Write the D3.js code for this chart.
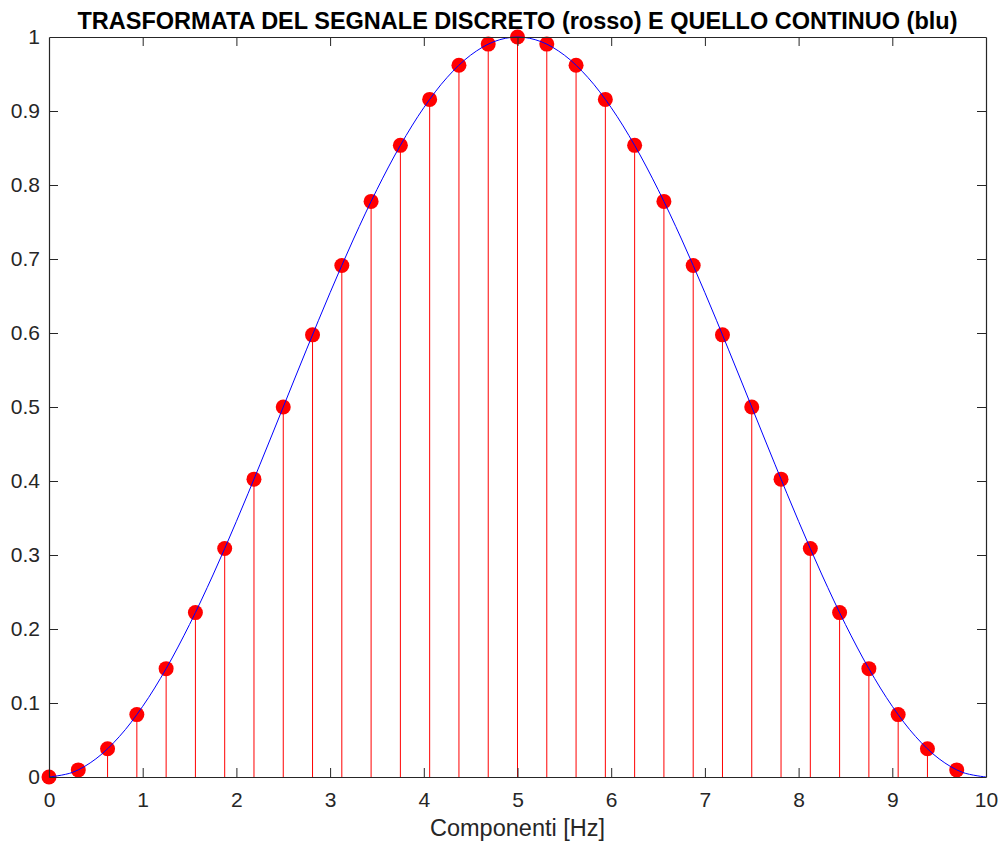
<!DOCTYPE html>
<html>
<head>
<meta charset="utf-8">
<script src="https://cdn.jsdelivr.net/npm/d3@7"></script>
<style>
  html, body { margin: 0; padding: 0; background: #fff; }
  svg { display: block; font-family: "Liberation Sans", Arial, Helvetica, sans-serif; }
</style>
</head>
<body>
<svg id="chart" width="1002" height="846"></svg>
<script>
// Discrete spectrum samples (red stems) — frequency in Hz and magnitude
const discreteFreq = [
  0, 0.3125, 0.625, 0.9375, 1.25, 1.5625, 1.875, 2.1875,
  2.5, 2.8125, 3.125, 3.4375, 3.75, 4.0625, 4.375, 4.6875,
  5, 5.3125, 5.625, 5.9375, 6.25, 6.5625, 6.875, 7.1875,
  7.5, 7.8125, 8.125, 8.4375, 8.75, 9.0625, 9.375, 9.6875
];
const discreteMag = [
  0, 0.0096, 0.0381, 0.0843, 0.1464, 0.2222, 0.3087, 0.4025,
  0.5, 0.5975, 0.6913, 0.7778, 0.8536, 0.9157, 0.9619, 0.9904,
  1, 0.9904, 0.9619, 0.9157, 0.8536, 0.7778, 0.6913, 0.5975,
  0.5, 0.4025, 0.3087, 0.2222, 0.1464, 0.0843, 0.0381, 0.0096
];

// Continuous transform (blue curve)
const continuousFreq = [
  0, 0.25, 0.5, 0.75, 1, 1.25, 1.5, 1.75, 2, 2.25,
  2.5, 2.75, 3, 3.25, 3.5, 3.75, 4, 4.25, 4.5, 4.75,
  5, 5.25, 5.5, 5.75, 6, 6.25, 6.5, 6.75, 7, 7.25,
  7.5, 7.75, 8, 8.25, 8.5, 8.75, 9, 9.25, 9.5, 9.75, 10
];
const continuousMag = [
  0, 0.0062, 0.0245, 0.0545, 0.0955, 0.1464, 0.2061, 0.2730, 0.3455, 0.4218,
  0.5, 0.5782, 0.6545, 0.7270, 0.7939, 0.8536, 0.9045, 0.9455, 0.9755, 0.9938,
  1, 0.9938, 0.9755, 0.9455, 0.9045, 0.8536, 0.7939, 0.7270, 0.6545, 0.5782,
  0.5, 0.4218, 0.3455, 0.2730, 0.2061, 0.1464, 0.0955, 0.0545, 0.0245, 0.0062, 0
];

const xTicks = [0, 1, 2, 3, 4, 5, 6, 7, 8, 9, 10];
const yTicks = [0, 0.1, 0.2, 0.3, 0.4, 0.5, 0.6, 0.7, 0.8, 0.9, 1];
const yTickLabels = ["0", "0.1", "0.2", "0.3", "0.4", "0.5", "0.6", "0.7", "0.8", "0.9", "1"];

const titleText = "TRASFORMATA DEL SEGNALE DISCRETO (rosso) E QUELLO CONTINUO (blu)";
const xLabelText = "Componenti [Hz]";

const svg = d3.select("#chart");
const plot = { left: 49, top: 37, right: 986, bottom: 777 };
const axisColor = "#262626";

const x = d3.scaleLinear().domain([0, 10]).range([plot.left, plot.right]);
const y = d3.scaleLinear().domain([0, 1]).range([plot.bottom, plot.top]);

const data = discreteFreq.map((f, i) => ({ f, m: discreteMag[i] }));
const curve = continuousFreq.map((f, i) => ({ f, m: continuousMag[i] }));

// Stems
svg.append("g")
  .selectAll("line")
  .data(data)
  .join("line")
  .attr("x1", d => x(d.f)).attr("x2", d => x(d.f))
  .attr("y1", y(0)).attr("y2", d => y(d.m))
  .attr("stroke", "#ff0000")
  .attr("stroke-width", 1);

// Stem heads
svg.append("g")
  .selectAll("circle")
  .data(data)
  .join("circle")
  .attr("cx", d => x(d.f))
  .attr("cy", d => y(d.m))
  .attr("r", 7.5)
  .attr("fill", "#ff0000");

// Continuous curve
svg.append("path")
  .datum(curve)
  .attr("fill", "none")
  .attr("stroke", "#0000ff")
  .attr("stroke-width", 1)
  .attr("d", d3.line().x(d => x(d.f)).y(d => y(d.m)).curve(d3.curveCatmullRom.alpha(0.5)));

// Axes (box with inward ticks on all sides)
const tickLen = 9;
const fmtY = d => yTickLabels[yTicks.indexOf(d)];

const bottomAxis = svg.append("g")
  .attr("transform", `translate(0,${plot.bottom})`)
  .call(d3.axisBottom(x).tickValues(xTicks).tickSize(-tickLen).tickPadding(15).tickSizeOuter(0).tickFormat(d3.format("d")));
const topAxis = svg.append("g")
  .attr("transform", `translate(0,${plot.top})`)
  .call(d3.axisTop(x).tickValues(xTicks).tickSize(-tickLen).tickSizeOuter(0).tickFormat(""));
const leftAxis = svg.append("g")
  .attr("transform", `translate(${plot.left},0)`)
  .call(d3.axisLeft(y).tickValues(yTicks).tickSize(-tickLen).tickPadding(9).tickSizeOuter(0).tickFormat(fmtY));
const rightAxis = svg.append("g")
  .attr("transform", `translate(${plot.right},0)`)
  .call(d3.axisRight(y).tickValues(yTicks).tickSize(-tickLen).tickSizeOuter(0).tickFormat(""));

[bottomAxis, topAxis, leftAxis, rightAxis].forEach(g => {
  g.select(".domain").attr("stroke", axisColor).attr("stroke-width", 1.2);
  g.selectAll(".tick line").attr("stroke", axisColor).attr("stroke-width", 1);
  g.selectAll(".tick text")
    .attr("fill", axisColor)
    .attr("font-size", 21)
    .attr("font-family", "Liberation Sans, Arial, sans-serif");
});
// Hide end ticks that coincide with the box edges
[bottomAxis, topAxis].forEach(g => g.selectAll(".tick line").filter(d => d === 0 || d === 10).remove());
[leftAxis, rightAxis].forEach(g => g.selectAll(".tick line").filter(d => d === 0 || d === 1).remove());

// Title
svg.append("text")
  .attr("x", (plot.left + plot.right) / 2)
  .attr("y", 29)
  .attr("text-anchor", "middle")
  .attr("font-size", 23.5)
  .attr("font-weight", "bold")
  .attr("fill", "#000")
  .text(titleText);

// X axis label
svg.append("text")
  .attr("x", (plot.left + plot.right) / 2)
  .attr("y", 836)
  .attr("text-anchor", "middle")
  .attr("font-size", 23.5)
  .attr("fill", axisColor)
  .text(xLabelText);
</script>
</body>
</html>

WHAT THE TASK REQUIRES: Output the lines above in full and exactly as given, omitting any pictures.

RESPONSE TO THIS EXERCISE:
Write the D3.js code for this chart.
<!DOCTYPE html>
<html>
<head>
<meta charset="utf-8">
<script src="https://cdn.jsdelivr.net/npm/d3@7"></script>
<style>
  html, body { margin: 0; padding: 0; background: #fff; }
  svg { display: block; font-family: "Liberation Sans", Arial, Helvetica, sans-serif; }
</style>
</head>
<body>
<svg id="chart" width="1002" height="846"></svg>
<script>
// Discrete spectrum samples (red stems) — frequency in Hz and magnitude
const discreteFreq = [
  0, 0.3125, 0.625, 0.9375, 1.25, 1.5625, 1.875, 2.1875,
  2.5, 2.8125, 3.125, 3.4375, 3.75, 4.0625, 4.375, 4.6875,
  5, 5.3125, 5.625, 5.9375, 6.25, 6.5625, 6.875, 7.1875,
  7.5, 7.8125, 8.125, 8.4375, 8.75, 9.0625, 9.375, 9.6875
];
const discreteMag = [
  0, 0.0096, 0.0381, 0.0843, 0.1464, 0.2222, 0.3087, 0.4025,
  0.5, 0.5975, 0.6913, 0.7778, 0.8536, 0.9157, 0.9619, 0.9904,
  1, 0.9904, 0.9619, 0.9157, 0.8536, 0.7778, 0.6913, 0.5975,
  0.5, 0.4025, 0.3087, 0.2222, 0.1464, 0.0843, 0.0381, 0.0096
];

// Continuous transform (blue curve)
const continuousFreq = [
  0, 0.25, 0.5, 0.75, 1, 1.25, 1.5, 1.75, 2, 2.25,
  2.5, 2.75, 3, 3.25, 3.5, 3.75, 4, 4.25, 4.5, 4.75,
  5, 5.25, 5.5, 5.75, 6, 6.25, 6.5, 6.75, 7, 7.25,
  7.5, 7.75, 8, 8.25, 8.5, 8.75, 9, 9.25, 9.5, 9.75, 10
];
const continuousMag = [
  0, 0.0062, 0.0245, 0.0545, 0.0955, 0.1464, 0.2061, 0.2730, 0.3455, 0.4218,
  0.5, 0.5782, 0.6545, 0.7270, 0.7939, 0.8536, 0.9045, 0.9455, 0.9755, 0.9938,
  1, 0.9938, 0.9755, 0.9455, 0.9045, 0.8536, 0.7939, 0.7270, 0.6545, 0.5782,
  0.5, 0.4218, 0.3455, 0.2730, 0.2061, 0.1464, 0.0955, 0.0545, 0.0245, 0.0062, 0
];

const xTicks = [0, 1, 2, 3, 4, 5, 6, 7, 8, 9, 10];
const yTicks = [0, 0.1, 0.2, 0.3, 0.4, 0.5, 0.6, 0.7, 0.8, 0.9, 1];
const yTickLabels = ["0", "0.1", "0.2", "0.3", "0.4", "0.5", "0.6", "0.7", "0.8", "0.9", "1"];

const titleText = "TRASFORMATA DEL SEGNALE DISCRETO (rosso) E QUELLO CONTINUO (blu)";
const xLabelText = "Componenti [Hz]";

const svg = d3.select("#chart");
const plot = { left: 49, top: 37, right: 986, bottom: 777 };
const axisColor = "#262626";

const x = d3.scaleLinear().domain([0, 10]).range([plot.left, plot.right]);
const y = d3.scaleLinear().domain([0, 1]).range([plot.bottom, plot.top]);

const data = discreteFreq.map((f, i) => ({ f, m: discreteMag[i] }));
const curve = continuousFreq.map((f, i) => ({ f, m: continuousMag[i] }));

// Stems
svg.append("g")
  .selectAll("line")
  .data(data)
  .join("line")
  .attr("x1", d => x(d.f)).attr("x2", d => x(d.f))
  .attr("y1", y(0)).attr("y2", d => y(d.m))
  .attr("stroke", "#ff0000")
  .attr("stroke-width", 1);

// Stem heads
svg.append("g")
  .selectAll("circle")
  .data(data)
  .join("circle")
  .attr("cx", d => x(d.f))
  .attr("cy", d => y(d.m))
  .attr("r", 7.5)
  .attr("fill", "#ff0000");

// Continuous curve
svg.append("path")
  .datum(curve)
  .attr("fill", "none")
  .attr("stroke", "#0000ff")
  .attr("stroke-width", 1)
  .attr("d", d3.line().x(d => x(d.f)).y(d => y(d.m)).curve(d3.curveCatmullRom.alpha(0.5)));

// Axes (box with inward ticks on all sides)
const tickLen = 9;
const fmtY = d => yTickLabels[yTicks.indexOf(d)];

const bottomAxis = svg.append("g")
  .attr("transform", `translate(0,${plot.bottom})`)
  .call(d3.axisBottom(x).tickValues(xTicks).tickSize(-tickLen).tickPadding(15).tickSizeOuter(0).tickFormat(d3.format("d")));
const topAxis = svg.append("g")
  .attr("transform", `translate(0,${plot.top})`)
  .call(d3.axisTop(x).tickValues(xTicks).tickSize(-tickLen).tickSizeOuter(0).tickFormat(""));
const leftAxis = svg.append("g")
  .attr("transform", `translate(${plot.left},0)`)
  .call(d3.axisLeft(y).tickValues(yTicks).tickSize(-tickLen).tickPadding(9).tickSizeOuter(0).tickFormat(fmtY));
const rightAxis = svg.append("g")
  .attr("transform", `translate(${plot.right},0)`)
  .call(d3.axisRight(y).tickValues(yTicks).tickSize(-tickLen).tickSizeOuter(0).tickFormat(""));

[bottomAxis, topAxis, leftAxis, rightAxis].forEach(g => {
  g.select(".domain").attr("stroke", axisColor).attr("stroke-width", 1.2);
  g.selectAll(".tick line").attr("stroke", axisColor).attr("stroke-width", 1);
  g.selectAll(".tick text")
    .attr("fill", axisColor)
    .attr("font-size", 21)
    .attr("font-family", "Liberation Sans, Arial, sans-serif");
});
// Hide end ticks that coincide with the box edges
[bottomAxis, topAxis].forEach(g => g.selectAll(".tick line").filter(d => d === 0 || d === 10).remove());
[leftAxis, rightAxis].forEach(g => g.selectAll(".tick line").filter(d => d === 0 || d === 1).remove());

// Title
svg.append("text")
  .attr("x", (plot.left + plot.right) / 2)
  .attr("y", 29)
  .attr("text-anchor", "middle")
  .attr("font-size", 23.5)
  .attr("font-weight", "bold")
  .attr("fill", "#000")
  .text(titleText);

// X axis label
svg.append("text")
  .attr("x", (plot.left + plot.right) / 2)
  .attr("y", 836)
  .attr("text-anchor", "middle")
  .attr("font-size", 23.5)
  .attr("fill", axisColor)
  .text(xLabelText);
</script>
</body>
</html>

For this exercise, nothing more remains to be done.